LA OTRA ASTILLA


  Tengo una astilla clavada en el antebrazo. Es grande, en realidad enorme, como un arpón. La vi hundiéndoseme en la carne cuando nos empujamos unos a otros a babor.

  El barco está viejo. Es solamente un lugar sucio que resiste. Yo, subido encima –dentro de él-, me he comido el lenguaje de la navegación. De hecho, es casi lo único que he masticado estos días. Si me toco los labios con la punta de los dedos, descubro un paisaje lunar, un montón de surcos y cráteres salados. La herida se ha infectado porque no tengo forma de arrancarme la astilla del brazo. Ahora hay un volcán que crece a cinco centímetros de distancia del codo. Es rojo, del color del fuego, y supura. Durante esta noche, acuclillado en el rincón de popa y con la espalda pegada a un niño que tiembla, he pensado en si voy a morirme por esto. Por la astilla clavada, en lugar de bajo las olas, como hubiera imaginado cuando aún la tierra era mi casa. Sin embargo, esta mañana, el filo del amanecer me golpeó los ojos, y yo seguía vivo. Me he prometido a mi mismo que aguantaré, aunque tenga los nudillos abrasados y un cansancio que parece existir, solamente, con la intención de hacerme saltar por la borda. No me moriré hoy, ni tampoco mañana. Setenta y dos horas después sigo viendo cómo se hace de noche. Un compañero susurra un grito –si una cosa así fuese posible- para no alertar a quienes no queremos que nos descubran. Al fondo, golpeada por el vaivén de las olas negras, hay una costa aplastada, sin ruido. La quilla de la embarcación abre una cicatriz profunda en la arena y saltamos, unos encima de otros, y los párpados y el pelo se nos llenan de agua. Por un momento, me alegro de haber viajado solo, para no tener que comprobar si mi hijo, o mi hermano, siguen vivos también. Como yo.

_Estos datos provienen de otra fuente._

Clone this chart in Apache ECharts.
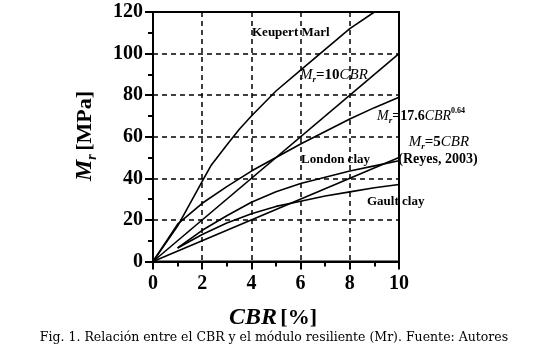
<!DOCTYPE html>
<html>
<head>
<meta charset="utf-8">
<script src="https://cdn.jsdelivr.net/npm/echarts@6/dist/echarts.min.js"></script>
<style>
  html, body { margin: 0; padding: 0; background: #fff; }
  #chart { width: 550px; height: 347px; }
</style>
</head>
<body>
<div id="chart"></div>
<script>
const SERIF = "'Liberation Serif', 'Times New Roman', serif"

// values (CBR %, Mr MPa)
const keupertX = [0, 1, 2, 2.35, 3, 3.5, 4, 5, 6, 7, 8, 9]
const keupertY = [0, 17, 38.5, 46, 56, 63.5, 70, 82, 92, 102, 112, 120]
const tenCbrX = [0, 10]
const tenCbrY = [0, 100]
const powCbrX = [0, 1, 2, 3, 4, 5, 6, 7, 8, 9, 10]
const powCbrY = [0, 18, 28, 36, 43.5, 50, 56.5, 62.5, 68.5, 74, 79]
const fiveCbrX = [0, 10]
const fiveCbrY = [0, 50]
const londonX = [1, 2, 3, 4, 5, 6, 7, 8, 9, 10]
const londonY = [6.5, 15, 22, 28.5, 33.5, 37.5, 40.5, 43.5, 46, 48.5]
const gaultX = [1, 2, 3, 4, 5, 6, 7, 8, 9, 10]
const gaultY = [6.5, 13, 18.5, 23, 26.5, 29, 31.5, 33.5, 35.5, 37]

const zip = (xs, ys) => xs.map((x, i) => [x, ys[i]])

const lines = [
  ['Keupert Marl', keupertX, keupertY],
  ['Mr=10CBR', tenCbrX, tenCbrY],
  ['Mr=17.6CBR^0.64', powCbrX, powCbrY],
  ['Mr=5CBR', fiveCbrX, fiveCbrY],
  ['London clay', londonX, londonY],
  ['Gault clay', gaultX, gaultY],
]

const chart = echarts.init(document.getElementById('chart'))

const axisCommon = {
  axisLine: { lineStyle: { color: '#000', width: 2 } },
  axisTick: { length: 8, lineStyle: { color: '#000', width: 2 } },
  minorTick: { show: true, splitNumber: 2, length: 5, lineStyle: { color: '#000', width: 2 } },
  splitLine: { show: true, lineStyle: { color: '#000', width: 1.5, type: [5, 4] } },
  axisLabel: { color: '#000', fontFamily: SERIF, fontWeight: 'bold', fontSize: 20 },
}

const bold = { fontFamily: SERIF, fontWeight: 'bold', fill: '#000' }
const mathRich = (size) => ({
  m: { ...bold, fontStyle: 'italic', fontWeight: 'normal', fontSize: size, lineHeight: 18, verticalAlign: 'middle' },
  s: { ...bold, fontStyle: 'italic', fontSize: 9, lineHeight: 18, verticalAlign: 'bottom' },
  b: { ...bold, fontSize: size, lineHeight: 18, verticalAlign: 'middle' },
  p: { ...bold, fontSize: 8, lineHeight: 18, verticalAlign: 'top' },
})

chart.setOption({
  backgroundColor: '#fff',
  animation: false,
  grid: {
    left: 153, top: 12, width: 246, height: 249.5,
    show: true, borderColor: '#000', borderWidth: 2, backgroundColor: 'transparent',
  },
  xAxis: {
    type: 'value', min: 0, max: 10, interval: 2,
    ...axisCommon,
    axisLabel: { ...axisCommon.axisLabel, margin: 12 },
  },
  yAxis: {
    type: 'value', min: 0, max: 120, interval: 20,
    ...axisCommon,
    axisLabel: { ...axisCommon.axisLabel, margin: 10 },
  },
  series: lines.map(([name, xs, ys]) => ({
    name,
    type: 'line',
    showSymbol: false,
    lineStyle: { color: '#000', width: 1.6 },
    data: zip(xs, ys),
  })),
  graphic: [
    // y axis title
    {
      type: 'text', x: 85, y: 136, rotation: Math.PI / 2,
      style: {
        text: '{m|M}{s|r} {b|[MPa]}',
        align: 'center', verticalAlign: 'middle',
        rich: {
          m: { ...bold, fontStyle: 'italic', fontSize: 24, lineHeight: 28, verticalAlign: 'middle' },
          s: { ...bold, fontStyle: 'italic', fontSize: 14, lineHeight: 28, verticalAlign: 'bottom' },
          b: { ...bold, fontSize: 22, lineHeight: 28, verticalAlign: 'middle' },
        },
      },
    },
    // x axis title
    {
      type: 'text', x: 273, y: 318,
      style: {
        text: '{i|CBR} {b|[%]}',
        align: 'center', verticalAlign: 'middle',
        rich: {
          i: { ...bold, fontStyle: 'italic', fontSize: 24 },
          b: { ...bold, fontSize: 22 },
        },
      },
    },
    // caption
    {
      type: 'text', x: 274, y: 338,
      style: {
        text: 'Fig. 1. Relación entre el CBR y el módulo resiliente (Mr). Fuente: Autores',
        align: 'center', verticalAlign: 'middle',
        fontFamily: "'DejaVu Serif', serif", fontSize: 12.5, fill: '#000',
      },
    },
    // curve labels
    { type: 'text', x: 252, y: 33, style: { ...bold, text: 'Keupert Marl', fontSize: 13, verticalAlign: 'middle' } },
    { type: 'text', x: 300, y: 75, style: { text: '{m|M}{s|r}{b|=10}{m|CBR}', verticalAlign: 'middle', rich: mathRich(15) } },
    { type: 'text', x: 377, y: 116, style: { text: '{m|M}{s|r}{b|=17.6}{m|CBR}{p|0.64}', verticalAlign: 'middle', rich: mathRich(14) } },
    { type: 'text', x: 439, y: 142, style: { text: '{m|M}{s|r}{b|=5}{m|CBR}', align: 'center', verticalAlign: 'middle', rich: mathRich(15) } },
    { type: 'text', x: 438, y: 159, style: { ...bold, text: '(Reyes, 2003)', fontSize: 14, align: 'center', verticalAlign: 'middle' } },
    { type: 'text', x: 301, y: 160, style: { ...bold, text: 'London clay', fontSize: 13, verticalAlign: 'middle' } },
    { type: 'text', x: 367, y: 202, style: { ...bold, text: 'Gault clay', fontSize: 13, verticalAlign: 'middle' } },
  ],
})
</script>
</body>
</html>
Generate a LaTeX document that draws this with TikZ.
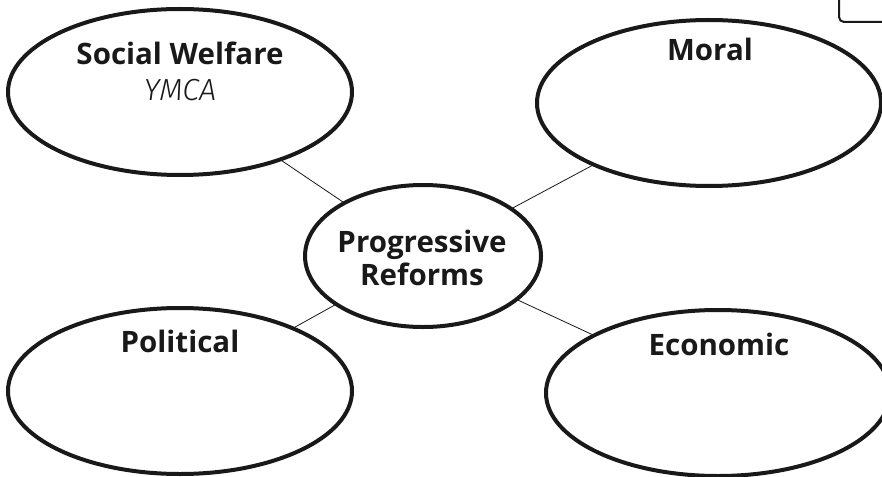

  Unas figuras corren hacia nosotros, Traen agua y mantas que brillan reflejando una luz que se ha ido. Bebo. Trago sin parar, y después pido más. Les enseño mi brazo y me sientan en el suelo, sobre una duna, mientras destripan los maletines médicos a mi alrededor. Sacan pinzas, linternas, y se agachan sobre la herida. Apenas cinco minutos después, me han sacado la astilla del brazo, llena de sangre negra.

   He preguntado, en mi idioma, si alguien vendrá pronto a explicarme cómo van a sacarme la que tengo atravesada en el pecho, de lado a lado, ahora que he llegado hasta aquí, y que soy libre.